El hombre promedio se pierde en un laberinto de dudas: compara opciones durante semanas, pregunta opiniones a todos, espera el “momento perfecto”… y cuando por fin se mueve, la oportunidad ya cambió de lugar.
La indecisión no es neutral: es un drenaje de energía, de tiempo y de respeto propio. Invertir en ti mismo también es entrenar tu capacidad de decidir con claridad y velocidad. No hablo de impulsividad, hablo de un proceso simple: defino objetivo, evalúo lo esencial, asumo un riesgo medido y ejecuto.
La acción oportuna te da ventaja real: estás aprendiendo mientras otros siguen pensando.
El músculo de decidir se fortalece con práctica.
Empieza con elecciones pequeñas que no paralicen: qué habilidad aprenderás en los próximos 30 días, qué curso iniciarás hoy, qué rutina de trabajo aplicarás esta semana.
Decide, ejecuta y mide. Esa cadencia crea una identidad: la de un hombre que no espera validación para moverse.
Y esa identidad te vuelve peligroso, porque te conviertes en alguien que crea momentum, que resuelve, que atrae oportunidades. La confianza no aparece por inspiración; se construye al mirarte actuar una y otra vez a pesar de la incertidumbre.

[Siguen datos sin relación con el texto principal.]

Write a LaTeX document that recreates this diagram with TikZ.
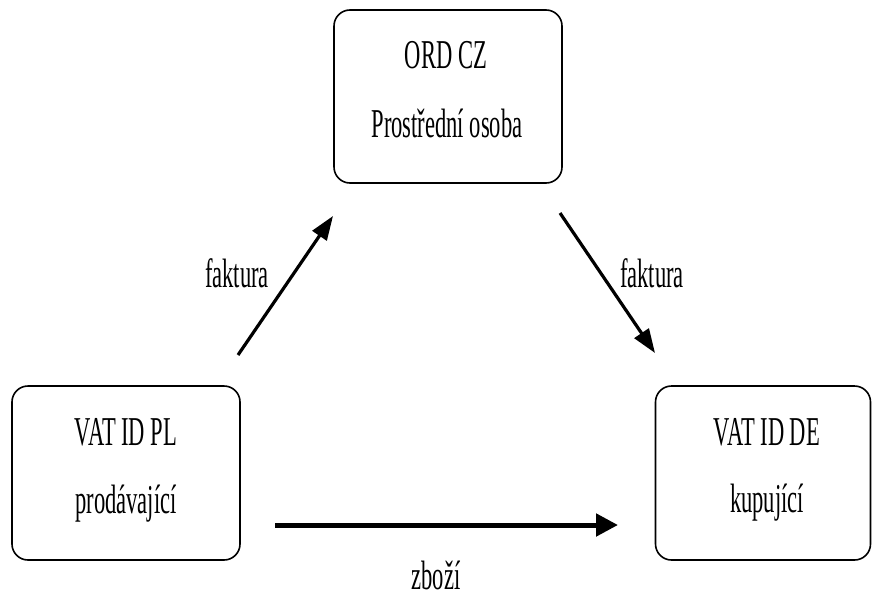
\documentclass[tikz,border=0pt]{standalone}
\usepackage{fontspec}
\setmainfont{Liberation Serif}[FakeStretch=0.55]
\usetikzlibrary{arrows.meta}
\begin{document}
\begin{tikzpicture}[x=1pt,y=-1pt,
  box/.style={draw,line width=1.6pt,rounded corners=16pt,inner sep=0pt},
  txt/.style={anchor=base,inner sep=0pt,font=\fontsize{41}{48}\selectfont},
  diag/.style={line width=3.2pt,-{Triangle[length=24pt,width=17pt]}},
  horiz/.style={line width=5pt,-{Triangle[length=22pt,width=22pt]}}]
\useasboundingbox (0,0) rectangle (872,597);
\clip (0,0) rectangle (872,597);
\fill[white] (0,0) rectangle (872,597);
% boxes
\node[box,minimum width=228pt,minimum height=173pt] (ord) at (448,96.5) {};
\node[box,minimum width=228pt,minimum height=174pt] (pl) at (126,473) {};
\node[box,minimum width=215pt,minimum height=174pt] (de) at (763,473) {};
% texts
\node[txt] (ordt1) at (446,68) {ORD CZ};
\node[txt] (ordt2) at (447,137) {Prostřední osoba};
\node[txt] (plt1) at (126,445) {VAT ID PL};
\node[txt] (plt2) at (126,513) {prodávající};
\node[txt] (det1) at (767,445) {VAT ID DE};
\node[txt] (det2) at (767,512) {kupující};
\node[txt] (lab1) at (237,287) {faktura};
\node[txt] (lab2) at (652,287) {faktura};
\node[txt] (lab3) at (436,589) {zboží};
% connector end points
\coordinate (a1s) at (238,355);
\coordinate (a1e) at (333,216);
\coordinate (a2s) at (560,213);
\coordinate (a2e) at (655,353);
\coordinate (a3s) at (275,525);
\coordinate (a3e) at (618,525);
\draw[diag] (a1s) -- (a1e);
\draw[diag] (a2s) -- (a2e);
\draw[horiz] (a3s) -- (a3e);
\end{tikzpicture}
\end{document}
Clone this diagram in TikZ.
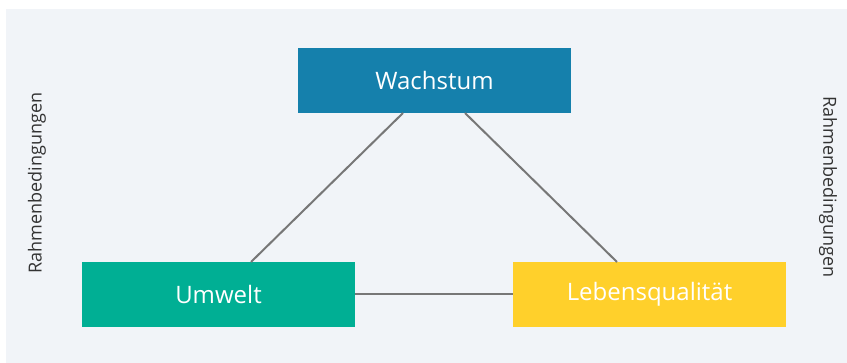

La verdad es dura: nadie te va a garantizar resultados. Tienes que ganarlos acelerando tu ciclo de iteración: decides, haces, fallas poco, corriges rápido, avanzas.
Así se construye una carrera, una reputación y un ingreso que no dependa del humor de un jefe. Así se entrena el criterio masculino que lidera cuando el resto se queda congelado.